§ WRITTEN TASK
Quote the listing below in its entirety, omitting every image.

§ GIVEN MATERIAL
#####
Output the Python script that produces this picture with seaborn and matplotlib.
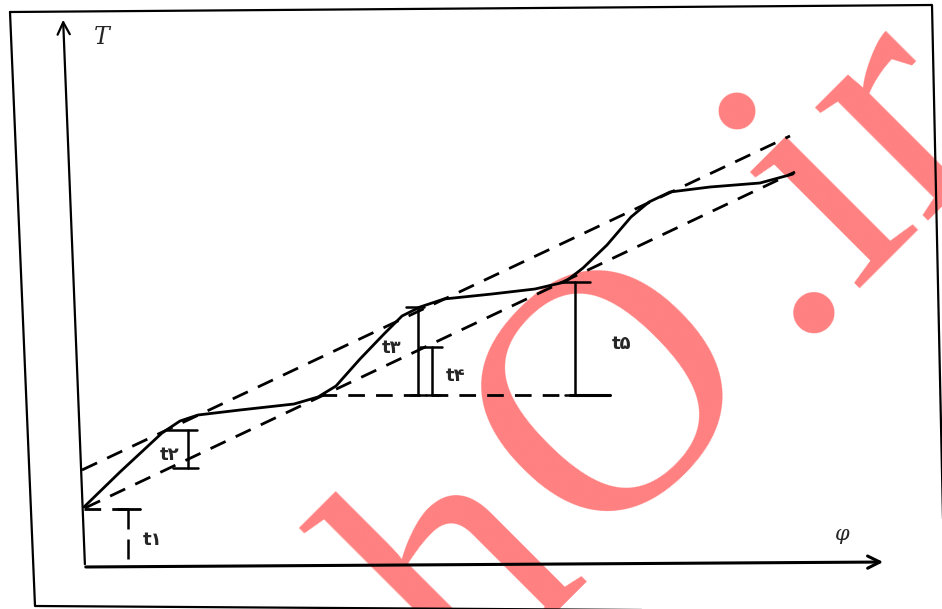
import numpy as np
import matplotlib
matplotlib.use("Agg")
import matplotlib.pyplot as plt
import seaborn as sns

sns.set_style("white")

# heating curve T(phi) (pixel-like units, y grows downward)
curve_x = [84, 120, 162, 180, 198, 240, 294, 318, 336, 360, 384, 402, 420,
           444, 492, 535, 565, 583, 607, 631, 649, 670, 710, 760, 793]
curve_y = [507, 472, 433, 421, 415, 410, 404, 397, 386, 359, 334, 316, 307,
           299, 294, 289, 282, 268, 245, 217, 202, 192, 187, 183, 174]

# the two dashed envelope lines
upper_x = [82, 790]
upper_y = [470, 136]
lower_x = [85, 795]
lower_y = [508, 172]

# horizontal dashed reference line
ref_x = [320, 570]
ref_y = [395, 395]

# interval markers
marks_x = [188, 418, 432, 575]
marks_top = [430, 307, 347, 282]
marks_bot = [468, 395, 395, 395]
labels = ["t۱", "t۲", "t۳", "t۴", "t۵"]
label_x = [153, 170, 392, 456, 622]
label_y = [540, 455, 348, 376, 344]

fig = plt.figure(figsize=(9.42, 6.09), dpi=100)
ax = fig.add_axes([0, 0, 1, 1])
ax.set_xlim(0, 942)
ax.set_ylim(609, 0)
ax.axis("off")

dash = (6, 4)

# watermark (three pieces so the spacing follows the scan)
wm = dict(rotation=45, rotation_mode="anchor", va="baseline", fontsize=250,
          family="Liberation Serif", color="#ff8080", zorder=1)
ax.text(587, 568, "eh", ha="right", **wm)
ax.text(679, 461, "O", ha="center", **wm)
ax.text(788, 338, ".ir", ha="left", **wm)

# scan frame
ax.plot([10, 932, 945, 35, 10], [12, 5, 612, 606, 12], color="black", lw=1.6, zorder=3)

# axes with arrows
ax.annotate("", xy=(63, 17), xytext=(85, 567),
            arrowprops=dict(arrowstyle="->", lw=1.6, color="black",
                            mutation_scale=22), zorder=3)
ax.annotate("", xy=(886, 562), xytext=(83, 567),
            arrowprops=dict(arrowstyle="->", lw=2.2, color="black",
                            mutation_scale=22), zorder=3)

# curve and envelopes
sns.lineplot(x=curve_x, y=curve_y, sort=False, color="black", lw=2, ax=ax, zorder=4)
ax.plot(upper_x, upper_y, color="black", lw=2, dashes=dash, zorder=4)
ax.plot(lower_x, lower_y, color="black", lw=2, dashes=dash, zorder=4)
ax.plot(ref_x, ref_y, color="black", lw=2, dashes=dash, zorder=4)
ax.plot([570, 610], [395, 395], color="black", lw=2.2, zorder=4)

# t1 marker
ax.plot([84, 140], [509, 509], color="black", lw=2, dashes=dash, zorder=4)
ax.plot([128, 128], [509, 566], color="black", lw=1.8, dashes=(8, 4), zorder=4)
ax.plot([118, 140], [509, 509], color="black", lw=2, zorder=4)

# other markers
caps = [(167, 197, 173, 198), (406, 424, 410, 426), (420, 442, 426, 440), (560, 590, 565, 590)]
for x, t, b, c in zip(marks_x, marks_top, marks_bot, caps):
    ax.plot([x, x], [t, b], color="black", lw=1.8, zorder=4)
    ax.plot([c[0], c[1]], [t, t], color="black", lw=1.8, zorder=4)
    ax.plot([c[2], c[3]], [b, b], color="black", lw=1.8, zorder=4)

for s, lx, ly in zip(labels, label_x, label_y):
    ax.text(lx, ly, s, fontsize=13, family="DejaVu Sans", weight="bold",
            ha="center", va="center", zorder=5)

ax.text(102, 38, "T", fontsize=17, family="DejaVu Serif", style="italic",
        ha="center", va="center", zorder=5)
ax.text(842, 534, "φ", fontsize=15, family="DejaVu Serif", style="italic",
        ha="center", va="center", zorder=5)

fig.savefig("out.png", dpi=100)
#####
§ RESPONSE TO THIS TASK
Output the Python script that produces this picture with seaborn and matplotlib.
import numpy as np
import matplotlib
matplotlib.use("Agg")
import matplotlib.pyplot as plt
import seaborn as sns

sns.set_style("white")

# heating curve T(phi) (pixel-like units, y grows downward)
curve_x = [84, 120, 162, 180, 198, 240, 294, 318, 336, 360, 384, 402, 420,
           444, 492, 535, 565, 583, 607, 631, 649, 670, 710, 760, 793]
curve_y = [507, 472, 433, 421, 415, 410, 404, 397, 386, 359, 334, 316, 307,
           299, 294, 289, 282, 268, 245, 217, 202, 192, 187, 183, 174]

# the two dashed envelope lines
upper_x = [82, 790]
upper_y = [470, 136]
lower_x = [85, 795]
lower_y = [508, 172]

# horizontal dashed reference line
ref_x = [320, 570]
ref_y = [395, 395]

# interval markers
marks_x = [188, 418, 432, 575]
marks_top = [430, 307, 347, 282]
marks_bot = [468, 395, 395, 395]
labels = ["t۱", "t۲", "t۳", "t۴", "t۵"]
label_x = [153, 170, 392, 456, 622]
label_y = [540, 455, 348, 376, 344]

fig = plt.figure(figsize=(9.42, 6.09), dpi=100)
ax = fig.add_axes([0, 0, 1, 1])
ax.set_xlim(0, 942)
ax.set_ylim(609, 0)
ax.axis("off")

dash = (6, 4)

# watermark (three pieces so the spacing follows the scan)
wm = dict(rotation=45, rotation_mode="anchor", va="baseline", fontsize=250,
          family="Liberation Serif", color="#ff8080", zorder=1)
ax.text(587, 568, "eh", ha="right", **wm)
ax.text(679, 461, "O", ha="center", **wm)
ax.text(788, 338, ".ir", ha="left", **wm)

# scan frame
ax.plot([10, 932, 945, 35, 10], [12, 5, 612, 606, 12], color="black", lw=1.6, zorder=3)

# axes with arrows
ax.annotate("", xy=(63, 17), xytext=(85, 567),
            arrowprops=dict(arrowstyle="->", lw=1.6, color="black",
                            mutation_scale=22), zorder=3)
ax.annotate("", xy=(886, 562), xytext=(83, 567),
            arrowprops=dict(arrowstyle="->", lw=2.2, color="black",
                            mutation_scale=22), zorder=3)

# curve and envelopes
sns.lineplot(x=curve_x, y=curve_y, sort=False, color="black", lw=2, ax=ax, zorder=4)
ax.plot(upper_x, upper_y, color="black", lw=2, dashes=dash, zorder=4)
ax.plot(lower_x, lower_y, color="black", lw=2, dashes=dash, zorder=4)
ax.plot(ref_x, ref_y, color="black", lw=2, dashes=dash, zorder=4)
ax.plot([570, 610], [395, 395], color="black", lw=2.2, zorder=4)

# t1 marker
ax.plot([84, 140], [509, 509], color="black", lw=2, dashes=dash, zorder=4)
ax.plot([128, 128], [509, 566], color="black", lw=1.8, dashes=(8, 4), zorder=4)
ax.plot([118, 140], [509, 509], color="black", lw=2, zorder=4)

# other markers
caps = [(167, 197, 173, 198), (406, 424, 410, 426), (420, 442, 426, 440), (560, 590, 565, 590)]
for x, t, b, c in zip(marks_x, marks_top, marks_bot, caps):
    ax.plot([x, x], [t, b], color="black", lw=1.8, zorder=4)
    ax.plot([c[0], c[1]], [t, t], color="black", lw=1.8, zorder=4)
    ax.plot([c[2], c[3]], [b, b], color="black", lw=1.8, zorder=4)

for s, lx, ly in zip(labels, label_x, label_y):
    ax.text(lx, ly, s, fontsize=13, family="DejaVu Sans", weight="bold",
            ha="center", va="center", zorder=5)

ax.text(102, 38, "T", fontsize=17, family="DejaVu Serif", style="italic",
        ha="center", va="center", zorder=5)
ax.text(842, 534, "φ", fontsize=15, family="DejaVu Serif", style="italic",
        ha="center", va="center", zorder=5)

fig.savefig("out.png", dpi=100)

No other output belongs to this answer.